(What is expected): Leave out the pictures; transcribe all else exactly.
[START Material]
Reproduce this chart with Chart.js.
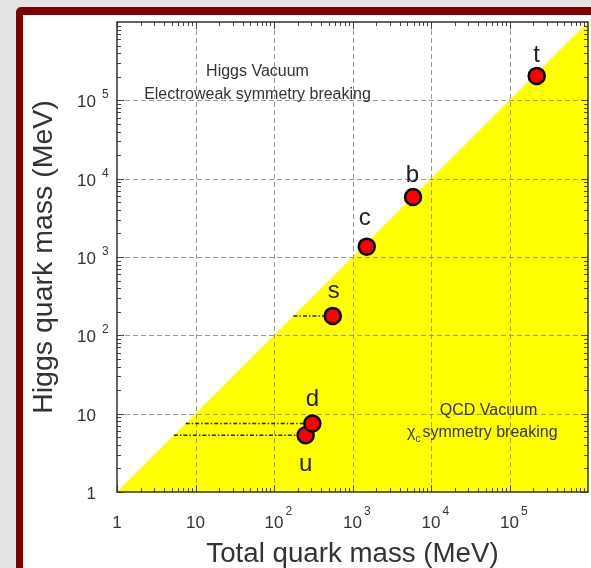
<!DOCTYPE html>
<html><head><meta charset="utf-8">
<script src="https://cdn.jsdelivr.net/npm/chart.js@4.4.1/dist/chart.umd.min.js"></script>
<style>
html,body{margin:0;padding:0;width:591px;height:568px;overflow:hidden;background:#e4e4e4;}
#frame{position:absolute;left:16px;top:7px;width:680px;height:680px;border:7px solid #800000;border-top-width:8px;border-radius:5px;background:#fff;}
#c{position:absolute;left:0;top:0;}
</style></head><body>
<div id="frame"></div>
<canvas id="c" width="591" height="568"></canvas>
<script>
// ---- data ----
const quarks = ['u', 'd', 's', 'c', 'b', 't'];
const totalMass = [253, 308, 560, 1520, 5900, 222000];   // MeV (x)
const higgsMass = [5.3, 7.5, 177, 1355, 5840, 205000];    // MeV (y)
const dashedQuarks = ['u', 'd', 's'];
const boundary = [1, 1e6];                                  // y = x diagonal
const tickValues = [1, 10, 100, 1000, 10000, 100000];
const tickBase = ['1', '10', '10', '10', '10', '10'];
const tickExp = ['', '', '2', '3', '4', '5'];
const xTitle = 'Total quark mass (MeV)';
const yTitle = 'Higgs quark mass (MeV)';
const higgsText = ['Higgs Vacuum', 'Electroweak symmetry breaking'];
const qcdText = ['QCD Vacuum', 'χ', 'c', 'symmetry breaking'];

// ---- styles ----
const FONT = '"Liberation Sans", Arial, Helvetica, sans-serif';
const labelOffsets = { u: [0, 36], d: [0, -17.5], s: [1, -18], c: [-2, -21.5], b: [-0.5, -15], t: [0, -14] };

const datasets = [];
datasets.push({
  type: 'scatter',
  data: quarks.map((q, i) => ({ x: totalMass[i], y: higgsMass[i] })),
  backgroundColor: '#ff0000', borderColor: '#000', borderWidth: 2.5,
  pointRadius: 8, order: 0
});
dashedQuarks.forEach(q => {
  const i = quarks.indexOf(q);
  datasets.push({
    type: 'line',
    data: [{ x: higgsMass[i], y: higgsMass[i] }, { x: totalMass[i], y: higgsMass[i] }],
    borderColor: '#222', borderWidth: 1.5, borderDash: [4, 2, 1.5, 2],
    pointRadius: 0, fill: false, order: 1
  });
});
datasets.push({
  type: 'line',
  data: boundary.map(v => ({ x: v, y: v })),
  borderWidth: 0, borderColor: 'rgba(0,0,0,0)', pointRadius: 0,
  backgroundColor: '#ffff00', fill: 'start', order: 2
});
const fillIndex = datasets.length - 1;

const decor = {
  id: 'decor',
  afterDatasetDraw(chart, args) {
    if (args.index !== fillIndex) return;
    const { ctx, chartArea: ca, scales: { x, y } } = chart;
    ctx.save();
    ctx.strokeStyle = '#9a9a9a'; ctx.lineWidth = 1; ctx.setLineDash([5, 3]);
    tickValues.forEach(v => {
      if (v <= 1) return;
      const px = Math.round(x.getPixelForValue(v)) + 0.5;
      ctx.beginPath(); ctx.moveTo(px, ca.top); ctx.lineTo(px, ca.bottom); ctx.stroke();
      const py = Math.round(y.getPixelForValue(v)) + 0.5;
      ctx.beginPath(); ctx.moveTo(ca.left, py); ctx.lineTo(ca.right, py); ctx.stroke();
    });
    ctx.restore();
  },
  afterDatasetsDraw(chart) {
    const { ctx, chartArea: ca, scales: { x, y } } = chart;
    ctx.save();
    // minor / major ticks on all four sides
    ctx.strokeStyle = '#444'; ctx.lineWidth = 1;
    for (let k = 0; k < 6; k++) {
      for (let m = 1; m <= 9; m++) {
        const v = m * Math.pow(10, k);
        const len = m === 1 ? 7 : 4;
        const px = Math.round(x.getPixelForValue(v)) + 0.5;
        const py = Math.round(y.getPixelForValue(v)) + 0.5;
        ctx.beginPath();
        ctx.moveTo(px, ca.bottom); ctx.lineTo(px, ca.bottom - len);
        ctx.moveTo(px, ca.top); ctx.lineTo(px, ca.top + len);
        ctx.moveTo(ca.left, py); ctx.lineTo(ca.left + len, py);
        ctx.moveTo(ca.right, py); ctx.lineTo(ca.right - len, py);
        ctx.stroke();
      }
    }
    // frame
    ctx.strokeStyle = '#333'; ctx.lineWidth = 1.5;
    ctx.strokeRect(ca.left, ca.top, ca.right - ca.left, ca.bottom - ca.top);

    // tick labels
    ctx.fillStyle = '#333';
    tickValues.forEach((v, i) => {
      const px = x.getPixelForValue(v);
      ctx.font = '17px ' + FONT;
      ctx.textBaseline = 'alphabetic';
      ctx.textAlign = 'center';
      ctx.fillText(tickBase[i], px, ca.bottom + 36);
      const w = ctx.measureText(tickBase[i]).width;
      if (tickExp[i]) {
        ctx.font = '12px ' + FONT; ctx.textAlign = 'left';
        ctx.fillText(tickExp[i], px + w / 2 + 2, ca.bottom + 23);
      }
      const py = y.getPixelForValue(v);
      ctx.font = '17px ' + FONT; ctx.textAlign = 'right';
      ctx.fillText(tickBase[i], ca.left - 21, py + 7);
      if (tickExp[i]) {
        ctx.font = '12px ' + FONT; ctx.textAlign = 'left';
        ctx.fillText(tickExp[i], ca.left - 15, py - 2);
      }
    });

    // region annotations
    ctx.fillStyle = '#333';
    ctx.font = '16px ' + FONT; ctx.textAlign = 'center';
    ctx.fillText(higgsText[0], ca.left + 140.5, ca.top + 54);
    ctx.fillText(higgsText[1], ca.left + 140.5, ca.top + 77);
    ctx.fillText(qcdText[0], ca.left + 371.5, ca.top + 393);
    ctx.textAlign = 'left';
    let cx = ca.left + 290;
    ctx.fillText(qcdText[1], cx, ca.top + 415);
    cx += ctx.measureText(qcdText[1]).width;
    ctx.font = '10px ' + FONT;
    ctx.fillText(qcdText[2], cx, ca.top + 420);
    cx += ctx.measureText(qcdText[2]).width + 2;
    ctx.font = '16px ' + FONT;
    ctx.fillText(qcdText[3], cx, ca.top + 415);

    // quark labels
    const meta = chart.getDatasetMeta(0);
    ctx.font = '24px ' + FONT; ctx.textAlign = 'center'; ctx.fillStyle = '#222';
    quarks.forEach((q, i) => {
      const el = meta.data[i];
      const off = labelOffsets[q];
      ctx.fillText(q, el.x + off[0], el.y + off[1]);
    });
    ctx.restore();
  }
};

new Chart(document.getElementById('c'), {
  data: { datasets },
  options: {
    responsive: false, animation: false, events: [],
    layout: { autoPadding: false, padding: { left: 0, right: 3, top: 22, bottom: 0 } },
    plugins: { legend: { display: false }, tooltip: { enabled: false } },
    scales: {
      x: {
        type: 'logarithmic', min: 1, max: 1e6, position: 'bottom',
        grid: { display: false }, border: { display: false }, ticks: { display: false },
        title: { display: true, text: xTitle, color: '#333', font: { family: FONT, size: 27.7, lineHeight: 1 }, padding: { top: 0, bottom: 0 } },
        afterFit(s) { s.height = 76; }
      },
      y: {
        type: 'logarithmic', min: 1, max: 1e6, position: 'left',
        grid: { display: false }, border: { display: false }, ticks: { display: false },
        title: { display: true, text: yTitle, color: '#333', font: { family: FONT, size: 28.5, lineHeight: 1 }, padding: { top: 30.25, bottom: 0 } },
        afterFit(s) { s.width = 117; }
      }
    }
  },
  plugins: [decor]
});
</script>
</body></html>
[END Material]
(Answer to this exercise):
Reproduce this chart with Chart.js.
<!DOCTYPE html>
<html><head><meta charset="utf-8">
<script src="https://cdn.jsdelivr.net/npm/chart.js@4.4.1/dist/chart.umd.min.js"></script>
<style>
html,body{margin:0;padding:0;width:591px;height:568px;overflow:hidden;background:#e4e4e4;}
#frame{position:absolute;left:16px;top:7px;width:680px;height:680px;border:7px solid #800000;border-top-width:8px;border-radius:5px;background:#fff;}
#c{position:absolute;left:0;top:0;}
</style></head><body>
<div id="frame"></div>
<canvas id="c" width="591" height="568"></canvas>
<script>
// ---- data ----
const quarks = ['u', 'd', 's', 'c', 'b', 't'];
const totalMass = [253, 308, 560, 1520, 5900, 222000];   // MeV (x)
const higgsMass = [5.3, 7.5, 177, 1355, 5840, 205000];    // MeV (y)
const dashedQuarks = ['u', 'd', 's'];
const boundary = [1, 1e6];                                  // y = x diagonal
const tickValues = [1, 10, 100, 1000, 10000, 100000];
const tickBase = ['1', '10', '10', '10', '10', '10'];
const tickExp = ['', '', '2', '3', '4', '5'];
const xTitle = 'Total quark mass (MeV)';
const yTitle = 'Higgs quark mass (MeV)';
const higgsText = ['Higgs Vacuum', 'Electroweak symmetry breaking'];
const qcdText = ['QCD Vacuum', 'χ', 'c', 'symmetry breaking'];

// ---- styles ----
const FONT = '"Liberation Sans", Arial, Helvetica, sans-serif';
const labelOffsets = { u: [0, 36], d: [0, -17.5], s: [1, -18], c: [-2, -21.5], b: [-0.5, -15], t: [0, -14] };

const datasets = [];
datasets.push({
  type: 'scatter',
  data: quarks.map((q, i) => ({ x: totalMass[i], y: higgsMass[i] })),
  backgroundColor: '#ff0000', borderColor: '#000', borderWidth: 2.5,
  pointRadius: 8, order: 0
});
dashedQuarks.forEach(q => {
  const i = quarks.indexOf(q);
  datasets.push({
    type: 'line',
    data: [{ x: higgsMass[i], y: higgsMass[i] }, { x: totalMass[i], y: higgsMass[i] }],
    borderColor: '#222', borderWidth: 1.5, borderDash: [4, 2, 1.5, 2],
    pointRadius: 0, fill: false, order: 1
  });
});
datasets.push({
  type: 'line',
  data: boundary.map(v => ({ x: v, y: v })),
  borderWidth: 0, borderColor: 'rgba(0,0,0,0)', pointRadius: 0,
  backgroundColor: '#ffff00', fill: 'start', order: 2
});
const fillIndex = datasets.length - 1;

const decor = {
  id: 'decor',
  afterDatasetDraw(chart, args) {
    if (args.index !== fillIndex) return;
    const { ctx, chartArea: ca, scales: { x, y } } = chart;
    ctx.save();
    ctx.strokeStyle = '#9a9a9a'; ctx.lineWidth = 1; ctx.setLineDash([5, 3]);
    tickValues.forEach(v => {
      if (v <= 1) return;
      const px = Math.round(x.getPixelForValue(v)) + 0.5;
      ctx.beginPath(); ctx.moveTo(px, ca.top); ctx.lineTo(px, ca.bottom); ctx.stroke();
      const py = Math.round(y.getPixelForValue(v)) + 0.5;
      ctx.beginPath(); ctx.moveTo(ca.left, py); ctx.lineTo(ca.right, py); ctx.stroke();
    });
    ctx.restore();
  },
  afterDatasetsDraw(chart) {
    const { ctx, chartArea: ca, scales: { x, y } } = chart;
    ctx.save();
    // minor / major ticks on all four sides
    ctx.strokeStyle = '#444'; ctx.lineWidth = 1;
    for (let k = 0; k < 6; k++) {
      for (let m = 1; m <= 9; m++) {
        const v = m * Math.pow(10, k);
        const len = m === 1 ? 7 : 4;
        const px = Math.round(x.getPixelForValue(v)) + 0.5;
        const py = Math.round(y.getPixelForValue(v)) + 0.5;
        ctx.beginPath();
        ctx.moveTo(px, ca.bottom); ctx.lineTo(px, ca.bottom - len);
        ctx.moveTo(px, ca.top); ctx.lineTo(px, ca.top + len);
        ctx.moveTo(ca.left, py); ctx.lineTo(ca.left + len, py);
        ctx.moveTo(ca.right, py); ctx.lineTo(ca.right - len, py);
        ctx.stroke();
      }
    }
    // frame
    ctx.strokeStyle = '#333'; ctx.lineWidth = 1.5;
    ctx.strokeRect(ca.left, ca.top, ca.right - ca.left, ca.bottom - ca.top);

    // tick labels
    ctx.fillStyle = '#333';
    tickValues.forEach((v, i) => {
      const px = x.getPixelForValue(v);
      ctx.font = '17px ' + FONT;
      ctx.textBaseline = 'alphabetic';
      ctx.textAlign = 'center';
      ctx.fillText(tickBase[i], px, ca.bottom + 36);
      const w = ctx.measureText(tickBase[i]).width;
      if (tickExp[i]) {
        ctx.font = '12px ' + FONT; ctx.textAlign = 'left';
        ctx.fillText(tickExp[i], px + w / 2 + 2, ca.bottom + 23);
      }
      const py = y.getPixelForValue(v);
      ctx.font = '17px ' + FONT; ctx.textAlign = 'right';
      ctx.fillText(tickBase[i], ca.left - 21, py + 7);
      if (tickExp[i]) {
        ctx.font = '12px ' + FONT; ctx.textAlign = 'left';
        ctx.fillText(tickExp[i], ca.left - 15, py - 2);
      }
    });

    // region annotations
    ctx.fillStyle = '#333';
    ctx.font = '16px ' + FONT; ctx.textAlign = 'center';
    ctx.fillText(higgsText[0], ca.left + 140.5, ca.top + 54);
    ctx.fillText(higgsText[1], ca.left + 140.5, ca.top + 77);
    ctx.fillText(qcdText[0], ca.left + 371.5, ca.top + 393);
    ctx.textAlign = 'left';
    let cx = ca.left + 290;
    ctx.fillText(qcdText[1], cx, ca.top + 415);
    cx += ctx.measureText(qcdText[1]).width;
    ctx.font = '10px ' + FONT;
    ctx.fillText(qcdText[2], cx, ca.top + 420);
    cx += ctx.measureText(qcdText[2]).width + 2;
    ctx.font = '16px ' + FONT;
    ctx.fillText(qcdText[3], cx, ca.top + 415);

    // quark labels
    const meta = chart.getDatasetMeta(0);
    ctx.font = '24px ' + FONT; ctx.textAlign = 'center'; ctx.fillStyle = '#222';
    quarks.forEach((q, i) => {
      const el = meta.data[i];
      const off = labelOffsets[q];
      ctx.fillText(q, el.x + off[0], el.y + off[1]);
    });
    ctx.restore();
  }
};

new Chart(document.getElementById('c'), {
  data: { datasets },
  options: {
    responsive: false, animation: false, events: [],
    layout: { autoPadding: false, padding: { left: 0, right: 3, top: 22, bottom: 0 } },
    plugins: { legend: { display: false }, tooltip: { enabled: false } },
    scales: {
      x: {
        type: 'logarithmic', min: 1, max: 1e6, position: 'bottom',
        grid: { display: false }, border: { display: false }, ticks: { display: false },
        title: { display: true, text: xTitle, color: '#333', font: { family: FONT, size: 27.7, lineHeight: 1 }, padding: { top: 0, bottom: 0 } },
        afterFit(s) { s.height = 76; }
      },
      y: {
        type: 'logarithmic', min: 1, max: 1e6, position: 'left',
        grid: { display: false }, border: { display: false }, ticks: { display: false },
        title: { display: true, text: yTitle, color: '#333', font: { family: FONT, size: 28.5, lineHeight: 1 }, padding: { top: 30.25, bottom: 0 } },
        afterFit(s) { s.width = 117; }
      }
    }
  },
  plugins: [decor]
});
</script>
</body></html>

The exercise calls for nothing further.